TASK OBJECTIVE:
Reproduce the entries word for word, and omit any picture you find in them.

EXERCISE INPUTS:
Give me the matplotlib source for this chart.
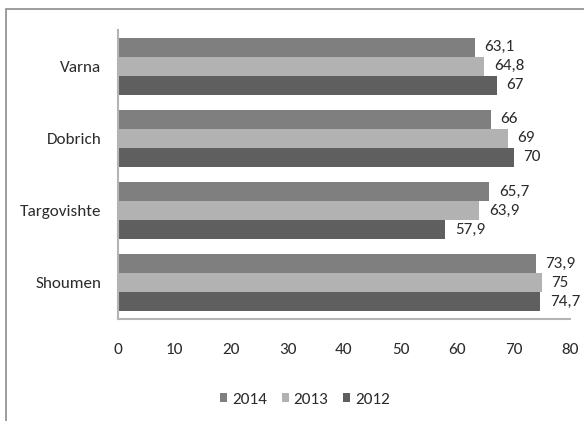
import matplotlib
matplotlib.use("Agg")
import matplotlib.pyplot as plt
from matplotlib.patches import Rectangle, Patch
import numpy as np

categories = ["Varna", "Dobrich", "Targovishte", "Shoumen"]
years = ["2014", "2013", "2012"]
v2014 = [63.1, 66, 65.7, 73.9]
v2013 = [64.8, 69, 63.9, 75]
v2012 = [67, 70, 57.9, 74.7]
xticks = [0, 10, 20, 30, 40, 50, 60, 70, 80]

colors = ["#7f7f7f", "#b2b2b2", "#5f5f5f"]
plt.rcParams['font.family'] = ['Carlito', 'Liberation Sans', 'DejaVu Sans']
FS = 12.3
TC = "#2b2b2b"

W, H = 584, 421
fig = plt.figure(figsize=(W / 100, H / 100), dpi=100)
fig.patch.set_facecolor("white")

# outer frame (cropped at right and bottom)
fig.add_artist(Rectangle((6 / W, -0.05), 1.2, 1 - 9 / H + 0.05, transform=fig.transFigure,
                         fill=False, edgecolor="#8c8c8c", linewidth=1.2))

ax = fig.add_axes([118 / W, 1 - 319 / H, (570 - 118) / W, (319 - 30) / H])

h = 19 / 72
y = np.arange(len(categories))
series = [v2014, v2013, v2012]
for k, (vals, col) in enumerate(zip(series, colors)):
    off = (k - 1) * h
    ax.barh(y + off, vals, height=h, color=col, edgecolor="none")
    for yy, v in zip(y + off, vals):
        lab = f"{v:g}".replace(".", ",")
        ax.annotate(lab, (v, yy), xytext=(7, 0), textcoords="offset points",
                    va="center", ha="left", fontsize=FS, color=TC)

ax.set_ylim(len(categories) - 0.5, -0.5)
ax.set_xlim(0, 80)
ax.set_xticks(xticks)
ax.set_xticklabels([str(t) for t in xticks])
ax.set_yticks(y)
ax.set_yticklabels(categories)
ax.tick_params(axis="both", length=0, labelsize=FS, colors=TC)
ax.tick_params(axis="x", pad=17.5)
ax.tick_params(axis="y", pad=12)
for s in ["top", "right"]:
    ax.spines[s].set_visible(False)
for s in ["left", "bottom"]:
    ax.spines[s].set_color("#b4b4b4")
    ax.spines[s].set_linewidth(1.5)

handles = [Patch(facecolor=c, edgecolor="none", label=l) for c, l in zip(colors, years)]
leg = fig.legend(handles=handles, loc="center", bbox_to_anchor=(305 / W, 1 - 400 / H), ncol=3,
                 frameon=False, fontsize=FS, handlelength=0.42, handleheight=0.42,
                 handletextpad=0.3, columnspacing=0.85)
for t in leg.get_texts():
    t.set_color(TC)

fig.savefig("out.png", dpi=100)
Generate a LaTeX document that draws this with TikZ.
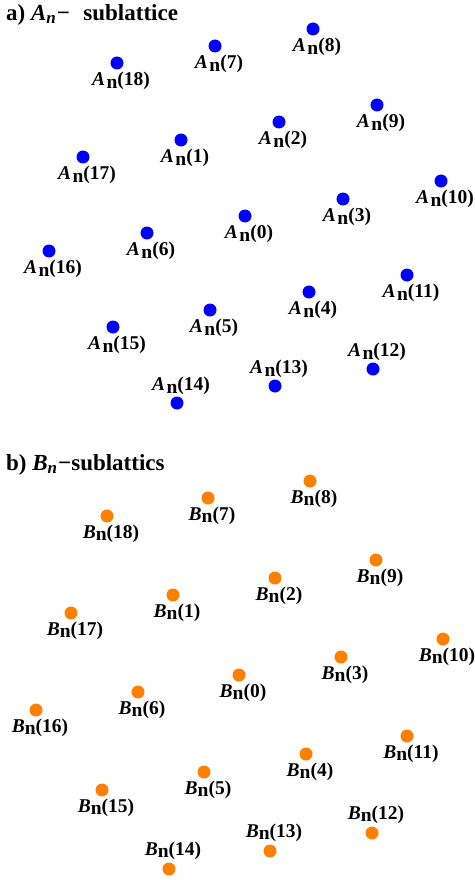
\documentclass[tikz,border=0pt]{standalone}
\usepackage{fontspec}
\setmainfont{Liberation Serif}
\definecolor{dotblue}{RGB}{0,0,255}
\definecolor{dotorange}{RGB}{255,128,0}
\newcommand\labA[1]{\textit{A}\kern1.5pt\raisebox{-2.5pt}{n}(#1)}
\newcommand\labB[1]{\textit{B}\raisebox{-2pt}{n}(#1)}
\begin{document}
\begin{tikzpicture}[x=1pt,y=-1pt,
  adot/.style={circle,fill=dotblue,inner sep=0pt,minimum size=13pt},
  bdot/.style={circle,fill=dotorange,inner sep=0pt,minimum size=13pt},
  lab/.style={inner sep=0pt,font=\fontsize{19.5}{20}\selectfont\bfseries},
  ttl/.style={inner sep=0pt,anchor=west,font=\fontsize{23}{25}\selectfont\bfseries}]
\useasboundingbox (0,0) rectangle (474,880);
\node[ttl] (ta) at (6,15) {a) \textit{A\raisebox{-3pt}{\fontsize{17}{17}\selectfont n}}\kern1pt−\,\, sublattice};
\node[ttl] (tb) at (6,465) {b) \textit{B\raisebox{-3pt}{\fontsize{17}{17}\selectfont n}}\kern1pt−sublattics};
% A lattice
\foreach \n/\x/\y/\d in {0/245/216/18,1/181/140/18,2/279/122/18,3/343/199/18,4/309/292/18,5/210/310/18,6/147/233/18,7/215/46/18,8/313/29/18,9/377/105/18,10/441/181/18,11/407/275/18,12/373/369/-17,13/275/386/-17,14/177/403/-17,15/113/327/18,16/49/251/18,17/83/157/18,18/117/63/18}{
  \node[adot] (a\n) at (\x,\y) {};
  \node[lab] (la\n) at ([xshift=4pt,yshift=-\d pt]a\n) {\labA{\n}};
}
% B lattice
\foreach \n/\x/\y/\d in {0/239/675/18,1/173/595/18,2/275/578/18,3/341/657/18,4/306/754/18,5/204/772/18,6/138/692/18,7/208/498/18,8/310/481/18,9/376/560/18,10/443/639/18,11/407/736/18,12/372/833/-18,13/270/851/-18,14/169/869/-18,15/102/790/18,16/36/710/18,17/71/613/18,18/107/516/18}{
  \node[bdot] (b\n) at (\x,\y) {};
  \node[lab] (lb\n) at ([xshift=4pt,yshift=-\d pt]b\n) {\labB{\n}};
}
\end{tikzpicture}
\end{document}
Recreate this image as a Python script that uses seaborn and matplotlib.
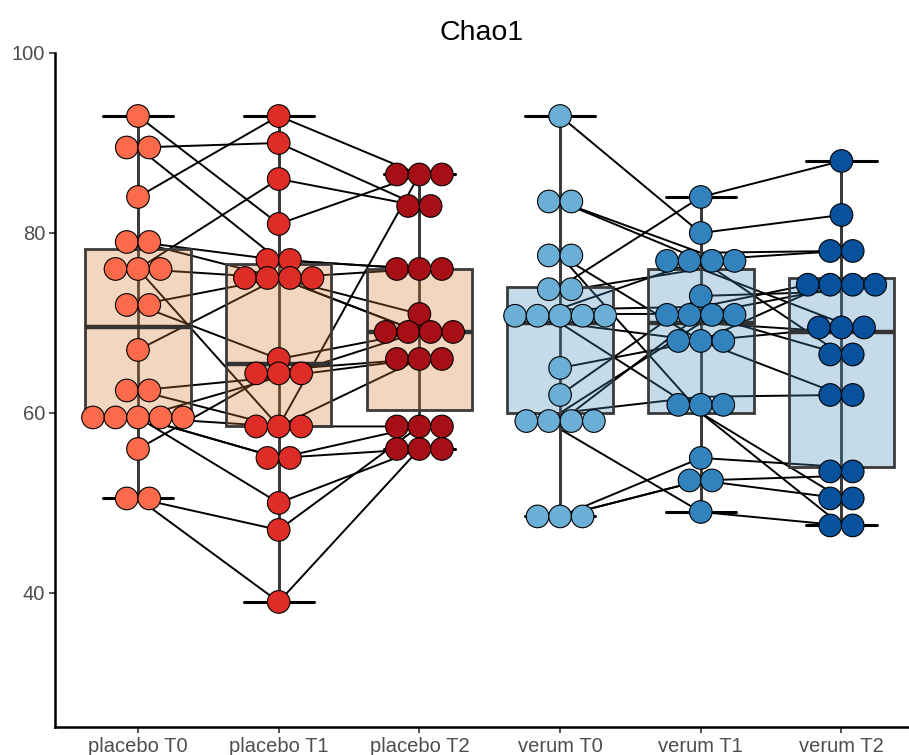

REPLY:
Give me the matplotlib source for this chart.
import matplotlib
matplotlib.use("Agg")
import matplotlib.pyplot as plt
from matplotlib.patches import Rectangle, Patch
import numpy as np

categories = ["Varna", "Dobrich", "Targovishte", "Shoumen"]
years = ["2014", "2013", "2012"]
v2014 = [63.1, 66, 65.7, 73.9]
v2013 = [64.8, 69, 63.9, 75]
v2012 = [67, 70, 57.9, 74.7]
xticks = [0, 10, 20, 30, 40, 50, 60, 70, 80]

colors = ["#7f7f7f", "#b2b2b2", "#5f5f5f"]
plt.rcParams['font.family'] = ['Carlito', 'Liberation Sans', 'DejaVu Sans']
FS = 12.3
TC = "#2b2b2b"

W, H = 584, 421
fig = plt.figure(figsize=(W / 100, H / 100), dpi=100)
fig.patch.set_facecolor("white")

# outer frame (cropped at right and bottom)
fig.add_artist(Rectangle((6 / W, -0.05), 1.2, 1 - 9 / H + 0.05, transform=fig.transFigure,
                         fill=False, edgecolor="#8c8c8c", linewidth=1.2))

ax = fig.add_axes([118 / W, 1 - 319 / H, (570 - 118) / W, (319 - 30) / H])

h = 19 / 72
y = np.arange(len(categories))
series = [v2014, v2013, v2012]
for k, (vals, col) in enumerate(zip(series, colors)):
    off = (k - 1) * h
    ax.barh(y + off, vals, height=h, color=col, edgecolor="none")
    for yy, v in zip(y + off, vals):
        lab = f"{v:g}".replace(".", ",")
        ax.annotate(lab, (v, yy), xytext=(7, 0), textcoords="offset points",
                    va="center", ha="left", fontsize=FS, color=TC)

ax.set_ylim(len(categories) - 0.5, -0.5)
ax.set_xlim(0, 80)
ax.set_xticks(xticks)
ax.set_xticklabels([str(t) for t in xticks])
ax.set_yticks(y)
ax.set_yticklabels(categories)
ax.tick_params(axis="both", length=0, labelsize=FS, colors=TC)
ax.tick_params(axis="x", pad=17.5)
ax.tick_params(axis="y", pad=12)
for s in ["top", "right"]:
    ax.spines[s].set_visible(False)
for s in ["left", "bottom"]:
    ax.spines[s].set_color("#b4b4b4")
    ax.spines[s].set_linewidth(1.5)

handles = [Patch(facecolor=c, edgecolor="none", label=l) for c, l in zip(colors, years)]
leg = fig.legend(handles=handles, loc="center", bbox_to_anchor=(305 / W, 1 - 400 / H), ncol=3,
                 frameon=False, fontsize=FS, handlelength=0.42, handleheight=0.42,
                 handletextpad=0.3, columnspacing=0.85)
for t in leg.get_texts():
    t.set_color(TC)

fig.savefig("out.png", dpi=100)
Generate a LaTeX document that draws this with TikZ.
\documentclass[tikz,border=0pt]{standalone}
\usepackage{fontspec}
\setmainfont{Liberation Serif}
\definecolor{dotblue}{RGB}{0,0,255}
\definecolor{dotorange}{RGB}{255,128,0}
\newcommand\labA[1]{\textit{A}\kern1.5pt\raisebox{-2.5pt}{n}(#1)}
\newcommand\labB[1]{\textit{B}\raisebox{-2pt}{n}(#1)}
\begin{document}
\begin{tikzpicture}[x=1pt,y=-1pt,
  adot/.style={circle,fill=dotblue,inner sep=0pt,minimum size=13pt},
  bdot/.style={circle,fill=dotorange,inner sep=0pt,minimum size=13pt},
  lab/.style={inner sep=0pt,font=\fontsize{19.5}{20}\selectfont\bfseries},
  ttl/.style={inner sep=0pt,anchor=west,font=\fontsize{23}{25}\selectfont\bfseries}]
\useasboundingbox (0,0) rectangle (474,880);
\node[ttl] (ta) at (6,15) {a) \textit{A\raisebox{-3pt}{\fontsize{17}{17}\selectfont n}}\kern1pt−\,\, sublattice};
\node[ttl] (tb) at (6,465) {b) \textit{B\raisebox{-3pt}{\fontsize{17}{17}\selectfont n}}\kern1pt−sublattics};
% A lattice
\foreach \n/\x/\y/\d in {0/245/216/18,1/181/140/18,2/279/122/18,3/343/199/18,4/309/292/18,5/210/310/18,6/147/233/18,7/215/46/18,8/313/29/18,9/377/105/18,10/441/181/18,11/407/275/18,12/373/369/-17,13/275/386/-17,14/177/403/-17,15/113/327/18,16/49/251/18,17/83/157/18,18/117/63/18}{
  \node[adot] (a\n) at (\x,\y) {};
  \node[lab] (la\n) at ([xshift=4pt,yshift=-\d pt]a\n) {\labA{\n}};
}
% B lattice
\foreach \n/\x/\y/\d in {0/239/675/18,1/173/595/18,2/275/578/18,3/341/657/18,4/306/754/18,5/204/772/18,6/138/692/18,7/208/498/18,8/310/481/18,9/376/560/18,10/443/639/18,11/407/736/18,12/372/833/-18,13/270/851/-18,14/169/869/-18,15/102/790/18,16/36/710/18,17/71/613/18,18/107/516/18}{
  \node[bdot] (b\n) at (\x,\y) {};
  \node[lab] (lb\n) at ([xshift=4pt,yshift=-\d pt]b\n) {\labB{\n}};
}
\end{tikzpicture}
\end{document}
Recreate this image as a Python script that uses seaborn and matplotlib.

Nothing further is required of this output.